Notes: [1] or the lateral rostral. The septomaxilla probably derives from the lateral rostral, anterior tectal, or both. See, e.g., [C02] (anterior tectal). For simplicity, we use the latter name throughout.   [SA85] apparently believe that the septomaxilla derives from the lateral rostral, so it is not clear if their nomenclature is standard. [2] Unclear whether this is the vertebral count for the reconstructed organism, the particular fossil, or both.

References: Clack (2002) [C02]; Coates (1996) [C96]; Schultze & Arsenault (1985) [SA85]; Vorobyeva & Schultze (1991) [VS91]. ATW050415


Livoniana from Ahlberg et al. (2000)Livoniana: L. multidentata Ahlberg et al., 2000.  Known only from 2 partial jaws.

Range: Middle or Late Devonian (Givetian or Frasnian) of the Baltics

Phylogeny: Elpistostegalia:: Elginerpetonidae + ((Metaxygnathus + Ventastega) + Tetrapoda)) + *.

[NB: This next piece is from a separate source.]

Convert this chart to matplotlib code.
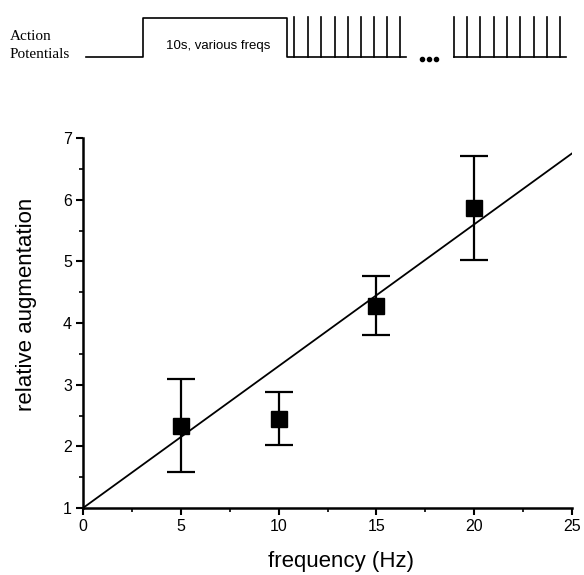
import matplotlib
matplotlib.use("Agg")
import matplotlib.pyplot as plt
from matplotlib.ticker import MultipleLocator

# data
freq = [5, 10, 15, 20]
augmentation = [2.33, 2.44, 4.28, 5.86]
err_low = [0.74, 0.42, 0.48, 0.84]
err_high = [0.76, 0.44, 0.48, 0.85]
fit_x = [0, 25]
fit_intercept = 1.0
fit_slope = 0.23
x_ticks = [0, 5, 10, 15, 20, 25]
y_ticks = [1, 2, 3, 4, 5, 6, 7]

# schematic (figure pixel coordinates)
train1_spikes = [294, 308, 321, 335, 348, 361, 374, 387, 400]
train2_spikes = [454, 467, 480, 494, 507, 520, 534, 547, 560]

plt.rcParams['font.family'] = ['Liberation Sans', 'DejaVu Sans']

W, H = 584, 575
fig = plt.figure(figsize=(W / 100, H / 100), dpi=100)

ax = fig.add_axes([83 / W, 1 - 508 / H, (572 - 83) / W, (508 - 138) / H])
fit_y = [fit_intercept + fit_slope * x for x in fit_x]
ax.plot(fit_x, fit_y, color='black', lw=1.3, zorder=2)
ax.errorbar(freq, augmentation, yerr=[err_low, err_high], fmt='s', color='black',
            ms=11.5, elinewidth=1.6, capsize=10, capthick=1.6, zorder=3)

ax.set_xlim(0, 25)
ax.set_ylim(1, 7)
ax.set_xticks(x_ticks)
ax.set_yticks(y_ticks)
ax.xaxis.set_minor_locator(MultipleLocator(2.5))
ax.yaxis.set_minor_locator(MultipleLocator(0.5))
ax.tick_params(which='major', direction='out', length=5, width=1.5, labelsize=11.5, pad=3)
ax.tick_params(which='minor', direction='out', length=3, width=1.2)
for s in ['top', 'right']:
    ax.spines[s].set_visible(False)
for s in ['left', 'bottom']:
    ax.spines[s].set_linewidth(1.8)
ax.set_xlabel('frequency (Hz)', fontsize=16)
ax.xaxis.set_label_coords(0.528, -0.115)
ax.set_ylabel('relative augmentation', fontsize=16)
ax.yaxis.set_label_coords(-0.094, 0.55)

# schematic overlay
ov = fig.add_axes([0, 0, 1, 1], zorder=-1)
ov.set_xlim(0, W)
ov.set_ylim(H, 0)
ov.axis('off')
base, top = 56.5, 17.5
lw = 1.2
ov.plot([86, 143, 143, 287, 287, 406], [base, base, top, top, base, base], color='black', lw=lw)
for x in train1_spikes:
    ov.plot([x, x], [base, top - 0.5], color='black', lw=lw)
ov.plot([454, 566], [base, base], color='black', lw=lw)
for x in train2_spikes:
    ov.plot([x, x], [base, top - 0.5], color='black', lw=lw)
ov.plot([422, 429, 436], [58.5, 58.5, 58.5], 'o', color='black', ms=3)
ov.text(218, 46.5, '10s, various freqs', ha='center', va='center', fontsize=9.5)
ov.text(10, 36.5, 'Action', ha='left', va='center', fontsize=11,
        family=['Liberation Serif', 'DejaVu Serif'])
ov.text(10, 54.5, 'Potentials', ha='left', va='center', fontsize=11,
        family=['Liberation Serif', 'DejaVu Serif'])

fig.savefig('out.png', dpi=100)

Characters: dentary very robust, expanding into club-shaped structure anteriorly [A+00]; dentary-coronoid suture interdigitating anteriorly, straight posteriorly [A+00]; dentary forms dorsal & anterior margins of symphysial Meckelian exposure [A+00]; parasymphysial plate large & contacts dentary, prearticular & coronoid [A+00]; prearticular forms posterior margin of symphysis [A+00]; anterior coronoid narrow & without teeth [A+00] [1]; precoronoid fossa greatly reduced or absent [A+00]; splenial without extensive medial lamina [A+00]; splenial robust, with deeply-buried lateral line canal [A+00]; splenial dentary suture invisible in lateral view [A+00]; teeth with dentine folding pattern like tetrapods, with no side-branches or enclosed spaces [A+00]; dentary with multiple (5-6) rows of teeth at anterior end [A+00$]; dentary teeth face dorsomedially [A+00]; dentary fang pair within, not medial to, innermost tooth row [A+00$]; dentary fang pair only slightly larger than other teeth [A+00$]; dentary with 3 tooth rows posteriorly, additional rows being added buccally [A+00]; dermal ornament lacks tetrapod "starburst" pattern [A+00].

Notes: [1] Ahlberg et al. [A+00: 537] note that the presence of the lateral & medial parasymphysial foramina (see figure) and the lack of Meckelian exposure between the prearticular & coronoid are "all diagnostic tetrapod features."